-------- Data shown

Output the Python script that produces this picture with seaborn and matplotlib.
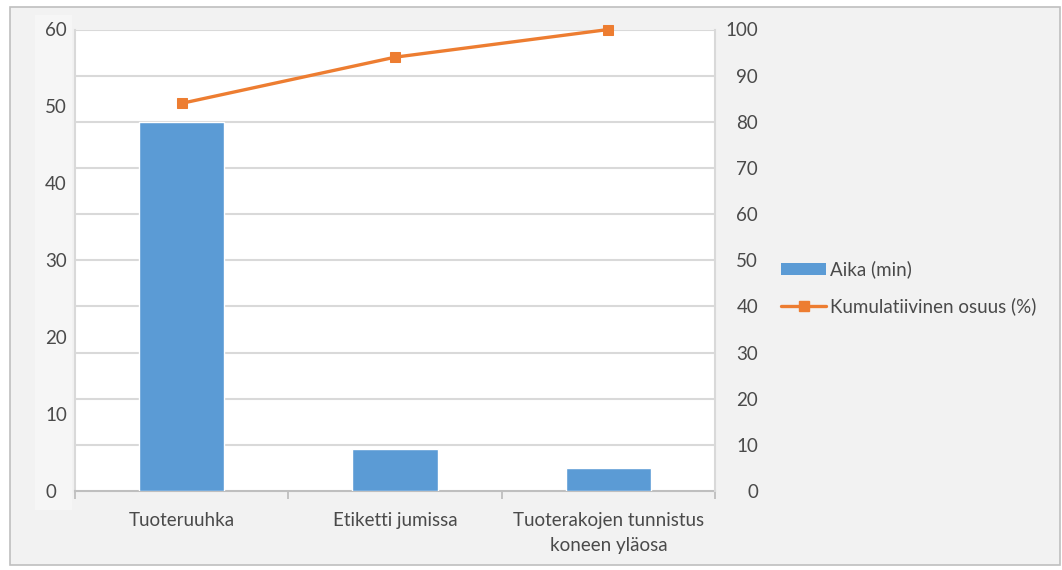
import numpy as np
import pandas as pd
import matplotlib
matplotlib.use("Agg")
import matplotlib.pyplot as plt
from matplotlib.patches import Rectangle
from matplotlib.lines import Line2D
from matplotlib.ticker import MultipleLocator, FixedLocator
import seaborn as sns

# Pareto data: downtime per cause and cumulative share
categories = ["Tuoteruuhka", "Etiketti jumissa", "Tuoterakojen tunnistus\nkoneen yläosa"]
aika_min = [48, 5.5, 3]
kumulatiivinen = [84, 94, 100]

bar_label = "Aika (min)"
line_label = "Kumulatiivinen osuus (%)"

sns.set_theme(style="white")
plt.rcParams["font.family"] = ["Lato", "DejaVu Sans"]

TEXT = "#4a4a4a"
GRID = "#d9d9d9"
BLUE = "#5b9bd5"
ORANGE = "#ed7d31"
FS = 13.5

fig = plt.figure(figsize=(10.62, 5.70), dpi=100, facecolor="white")

# chart area background and frame
fig.patches.append(Rectangle((10 / 1062, 5 / 570), 1050 / 1062, 558 / 570,
                             transform=fig.transFigure, facecolor="#f2f2f2",
                             edgecolor="#bfbfbf", linewidth=1.2, zorder=-10))
fig.patches.append(Rectangle((35 / 1062, 60 / 570), 37 / 1062, 495 / 570,
                             transform=fig.transFigure, facecolor="#f6f6f6",
                             edgecolor="none", zorder=-9))

ax = fig.add_axes([75 / 1062, 79 / 570, 640 / 1062, 461.5 / 570])
ax.set_facecolor("white")
ax2 = ax.twinx()

df = pd.DataFrame({"syy": categories, "aika": aika_min, "kum": kumulatiivinen,
                   "pos": np.arange(len(categories))})

sns.barplot(data=df, x="syy", y="aika", ax=ax, color=BLUE, saturation=1,
            width=0.4, zorder=3)
sns.lineplot(data=df, x="pos", y="kum", ax=ax2, color=ORANGE, linewidth=2.4,
             marker="s", markersize=7.5, markeredgecolor=ORANGE, zorder=4)
for ln in ax2.lines:
    ln.set_clip_on(False)

ax.set_xlim(-0.5, len(categories) - 0.5)
ax.set_ylim(0, 60)
ax2.set_ylim(0, 100)
ax.yaxis.set_major_locator(MultipleLocator(10))
ax2.yaxis.set_major_locator(MultipleLocator(10))

# gridlines follow the percentage axis, drawn on the base axes below the bars
ax.grid(False)
for v in np.arange(10, 101, 10):
    ax.axhline(v * 0.6, color=GRID, linewidth=1.5, zorder=1)
ax2.set_zorder(ax.get_zorder() + 1)
ax2.patch.set_visible(False)

ax.set_xlabel("")
ax.set_ylabel("")
ax2.set_xlabel("")
ax2.set_ylabel("")

for a in (ax, ax2):
    for s in a.spines.values():
        s.set_visible(False)
ax.spines["left"].set_visible(True)
ax.spines["left"].set_color(GRID)
ax.spines["left"].set_linewidth(1.5)
ax2.spines["right"].set_visible(True)
ax2.spines["right"].set_color(GRID)
ax2.spines["right"].set_linewidth(1.5)
ax.spines["bottom"].set_visible(True)
ax.spines["bottom"].set_color("#bfbfbf")
ax.spines["bottom"].set_linewidth(1.5)

# left labels are left-aligned, right labels right-aligned
ax.tick_params(axis="y", length=0, labelsize=FS, labelcolor=TEXT, pad=21.5)
for lbl in ax.get_yticklabels():
    lbl.set_horizontalalignment("left")
ax2.tick_params(axis="y", length=0, labelsize=FS, labelcolor=TEXT, pad=31)
for lbl in ax2.get_yticklabels():
    lbl.set_horizontalalignment("right")
ax.tick_params(axis="x", length=0, labelsize=FS, labelcolor=TEXT, pad=15)
ax.xaxis.set_minor_locator(FixedLocator(np.arange(len(categories) + 1) - 0.5))
ax.tick_params(axis="x", which="minor", length=6, width=1.3, color="#bfbfbf",
               direction="out", bottom=True)
for lbl in ax.get_xticklabels():
    lbl.set_linespacing(1.6)

handles = [Rectangle((0, 0), 1, 1, facecolor=BLUE, edgecolor="none"),
           Line2D([0], [0], color=ORANGE, linewidth=2.4, marker="s",
                  markersize=7.5)]
leg = fig.legend(handles, [bar_label, line_label], loc="center left",
                 bbox_to_anchor=(770 / 1062, 1 - 288 / 570), frameon=False,
                 fontsize=FS, labelcolor=TEXT, handlelength=2.4,
                 handleheight=0.6, handletextpad=0.2, labelspacing=1.0,
                 borderpad=0.1)

fig.savefig("out.png", dpi=100, facecolor="white")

----------------

Exercise objective: Extract each line from the listing that holds the word "matplotlib".

Problem solution:
Output the Python script that produces this picture with seaborn and matplotlib.
import matplotlib
matplotlib.use("Agg")
import matplotlib.pyplot as plt
from matplotlib.patches import Rectangle
from matplotlib.lines import Line2D
from matplotlib.ticker import MultipleLocator, FixedLocator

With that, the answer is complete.